Sheppard adds that consistency in the values is also important when communicating across different countries and cultures. “Depending on where you’re located in the world or which business you’re in, there can be considerable differences from a public or commercial perspective. But there is no difference in terms of our common and global policies and how we run the business – particularly when it comes to compliance,” she says.

Business respect and the changing HR skillset

As the role of the HR professional has evolved, it has sometimes struggled to keep pace with business leaders’ expectations – with a number of misconceptions born in the process.

Sheppard believes there are a number of misconceptions within the broader HR community. “There’s still a lot of talk about how people are treated in the workplace, and one of the biggest misconceptions is that HR takes sole responsibility for that. That is a leadership and business responsibility which HR must influence and support.

“The other misconception is that HR professionals don’t need skills and competencies which are business focused and commercially aligned. One of the dangers of the HR community as a whole is that we just concentrate on a warm and fuzzy people agenda. If that’s the case, we are in effect never going to be an effective business partner.”

This leads HR professionals to often trip up when it comes earning the respect of CEOs. CFOs are the most common frontrunners for CEO positions, which raises the question as to why more senior HR professionals don’t even get a look in.
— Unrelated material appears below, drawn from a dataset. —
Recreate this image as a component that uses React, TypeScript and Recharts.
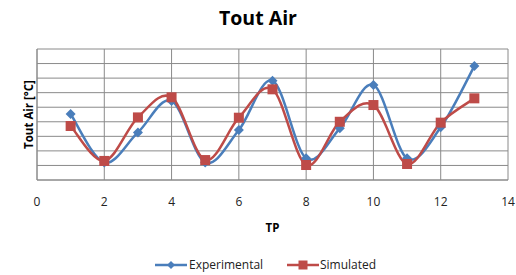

“Why don’t we see more of this?” Sheppard asks. “I think it’s probably fairly common, maybe because strong commercial and financial acumen are needed for the CEO role. If HR people don’t develop those skills they’re not going to be effective business leaders. On the other hand strong people leadership is a core capability of any successful business leader; the challenge for HR professionals is to broaden their competency base early enough in their careers to make them a successful candidate for a CEO role.”